As part of an experiment on ‘the phenomenon of water surface tension in microgravity,’ the European Space Agency’s astronauts Alexander Gerst and NASA’s Steve Swanson and Reid Wiseman of Expedition 40 trapped a GoPro inside a floating sphere of water. The result is quite funny to look at, PetaPixel nicely puts it: it’s “about 10% science and 90% astronauts/science nerds having the time of their lives.” The footage was captured this last Summer, but is only just now being revealed to the general public.

This post is by @shereebekker, a South African PhD student now based at the Australian Centre for Research into Injury in Sport and its Prevention (ACRISP) at the Federation University Australia. It explains how Twitter can help junior researchers – but i think that applies to all people who start a career – to get a foothold into a particular field. “Twitter allows for opinions, debate, and input from others. The conversation that is stimulated is often thought provoking, and helpful when forming your own opinions, especially as a PhD student,” she explains. Marcel Bogers, who tweeted the above, has a great presentation about the matter too.

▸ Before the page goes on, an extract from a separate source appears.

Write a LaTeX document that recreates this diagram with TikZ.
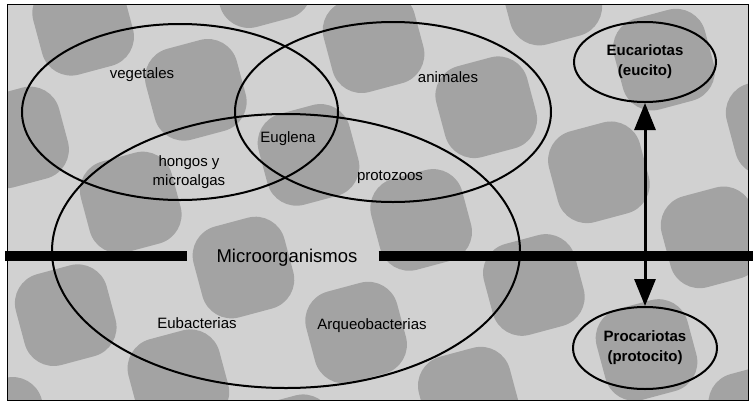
\documentclass[tikz,border=0pt]{standalone}
\usepackage{fontspec}
\setmainfont{Liberation Sans}
\usepackage{tikz}
\usetikzlibrary{positioning}
\usetikzlibrary{shapes.geometric}
\usetikzlibrary{arrows.meta}
\definecolor{bgpale}{gray}{0.82}
\definecolor{bgdark}{gray}{0.64}
\tikzset{
  ring/.style={ellipse, draw, line width=2pt, inner sep=0pt},
  lbl/.style={font=\fontsize{15}{19}\selectfont, align=center, inner sep=0pt},
  cellbox/.style={ring, font=\bfseries\fontsize{15}{20}\selectfont, align=center},
  bar/.style={line width=10pt},
  link/.style={line width=3pt, {Triangle[length=27pt,width=21pt]}-{Triangle[length=27pt,width=21pt]}}
}

\begin{document}
\begin{tikzpicture}[x=1pt,y=-1pt]
\useasboundingbox (0,0) rectangle (753,405);
% fondo
\fill[bgpale] (7,4) rectangle (748,400);
\begin{scope}
 \clip (7,4) rectangle (748,400);
 \foreach \i in {-2,...,9}{
  \foreach \j in {-2,...,5}{
   \pgfmathtruncatemacro\chk{mod(\i+\j+20,2)}
   \ifnum\chk=0
    \fill[bgdark, rounded corners=30pt, rotate around={15:(376,202)}] (\i*92,\j*92) rectangle ++(94,94);
   \fi
  }
 }
\end{scope}
\draw[line width=0.8pt] (7,4) rectangle (748,400);

\node[ring, minimum width=316pt, minimum height=176pt] (veg) at (180,112) {};
\node[ring, minimum width=316pt, minimum height=180pt] (ani) at (393,112) {};
\node[ring, minimum width=468pt, minimum height=274pt] (micro) at (286,251) {};

\node[lbl] (vegt) at (142,75) {vegetales};
\node[lbl] (anit) at (448,77) {animales};
\node[lbl] (eug) at (288,139) {Euglena};
\node[lbl] (hon) at (189,172) {hongos y\\microalgas};
\node[lbl] (pzo) at (390,177) {protozoos};
\node[lbl] (eub) at (197,323) {Eubacterias};
\node[lbl] (arq) at (372,326) {Arqueobacterias};
\node[lbl, font=\fontsize{18.5}{22}\selectfont] (mic) at (287,258) {Microorganismos};

\coordinate (barL) at (5,256);
\coordinate (barR) at (753,256);
\path (barL -| mic.west) coordinate (gapL);
\path (barL -| mic.east) coordinate (gapR);
\draw[bar] (barL) -- ([xshift=-29pt]gapL);
\draw[bar] ([xshift=21pt]gapR) -- (barR);

\node[cellbox, minimum width=142pt, minimum height=80pt] (euc) at (645,62) {Eucariotas\\(eucito)};
\node[cellbox, minimum width=144pt, minimum height=82pt, below=203pt of euc] (pro) {Procariotas\\(protocito)};
\draw[link] (euc) -- (pro);
\end{tikzpicture}
\end{document}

How do people consume video across countries? This study by Unruly finds that the speed of social diffusion varies greatly by country (for example, South Koreans are the fastest sharers, and they are also more likely to click, replay or share an ad than any other territories worldwide). This leads Unruly to conclude that countries such as South Korea may prove to be the best target for video in terms of creating a viral smash. Why not. For more information download Unruly’s Geography of Sharing. For more research about the geography of crowdsourcing, see here or here 🙂

I don’t like the discourse of this post, but I do like its topic a lot. In 1981, Sony asked the public to redesign their logo and received almost 30,000 entries for a new logo from the United Kingdom, Europe, North and South America, Japan, and Asia. They then narrowed these 30,000 entries down to three winners, which look very 80-ish, and published the winners in Time magazine. John Brownlee from Fast CoDesign says that it’s “an object lesson on why you shouldn’t try to crowdsource design” which I disagree with (was Sony’s aim really to redesign its logo or just to engage people around a smart PR initiative?). But still, the example is very interesting to discover. I only knew of Toyota’s 1936 contest so far… and this contest’s output is still used today.

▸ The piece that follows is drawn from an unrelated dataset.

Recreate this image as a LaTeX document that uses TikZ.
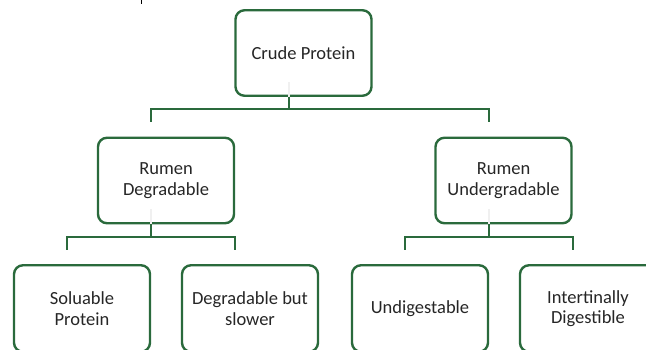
\documentclass[tikz,border=0pt]{standalone}
\usepackage{fontspec}
\setmainfont{Carlito}
\usepackage{tikz}
\usepackage{xcolor}
\usetikzlibrary{calc}

\definecolor{leafgreen}{RGB}{42,106,60}

\begin{document}
\begin{tikzpicture}[x=1pt,y=-1pt,
    item/.style={draw=leafgreen,line width=2.4pt,rounded corners=9pt,fill=white,
      minimum width=136pt,minimum height=85.5pt,align=center,inner sep=0pt,
      text=black!85,font=\fontsize{18.5}{20.5}\selectfont},
    link/.style={draw=leafgreen,line width=2pt},
    ghost/.style={draw=gray!12,line width=2pt}]
  \useasboundingbox (0,0) rectangle (646,349);
  \clip (0,0) rectangle (646,349);

  % top level
  \node[item] (crude) at (303.5,53) {Crude Protein};

  % second level
  \node[item] (rdeg) at (166,180.5) {Rumen\\Degradable};
  \node[item] (rund) at (503.5,180.5) {Rumen\\Undergradable};

  % third level (cut off at the bottom)
  \node[item,minimum height=86.5pt] (sol)    at (82,308.5)  {Soluable\\Protein};
  \node[item,minimum height=86.5pt] (slow)   at (250,308.5) {Degradable but\\slower};
  \node[item,minimum height=86.5pt] (undig)  at (420,308.5) {Undigestable};
  \node[item,minimum height=86.5pt] (intest) at (588,308.5) {Intertinally\\Digestible};

  % faint stubs inside the parent boxes
  \foreach \p in {crude,rdeg,rund}
    \draw[ghost] ([xshift=-15pt]\p.south) -- ++(0,-15);

  % brackets
  \draw[link] ([xshift=-15pt]crude.south) -- ++(0,12) -| ([shift={(-15pt,15pt)}]rdeg.north);
  \draw[link] ([xshift=-15pt]crude.south) -- ++(0,12) -| ([shift={(-15pt,15pt)}]rund.north);
  \draw[link] ([xshift=-15pt]rdeg.south) -- ++(0,13) -| ([shift={(-15pt,14pt)}]sol.north);
  \draw[link] ([xshift=-15pt]rdeg.south) -- ++(0,13) -| ([shift={(-15pt,14pt)}]slow.north);
  \draw[link] ([xshift=-15pt]rund.south) -- ++(0,13) -| ([shift={(-15pt,14pt)}]undig.north);
  \draw[link] ([xshift=-15pt]rund.south) -- ++(0,13) -| ([shift={(-15pt,14pt)}]intest.north);

  % cut-off mark at the top edge
  \coordinate (mark) at (141,0);
  \draw[line width=1pt] (mark) -- ++(0,3.5);
\end{tikzpicture}
\end{document}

In May 2014, Adobe commissioned Forrester Consulting to investigate how creativity influences business outcomes. The study, called “The Creative Dividend: How Creativity Impacts Business Results,” surveyed 324 decision-makers from large enterprises in the US, UK, France, Australia/New Zealand, Korea, Japan, and Germany who influence creative software purchases (it’s Adobe!) to quantify and qualify how creativity impacts business. The results show that companies that embrace creativity outperform peers and competitors on key business performance indicators. “82% of surveyed companies believe a strong connection between creativity and desired business results,” the study says, underlining one of the weaknesses of the study: it’s based on declarative data. How will prove the “creative dividend” with hard data?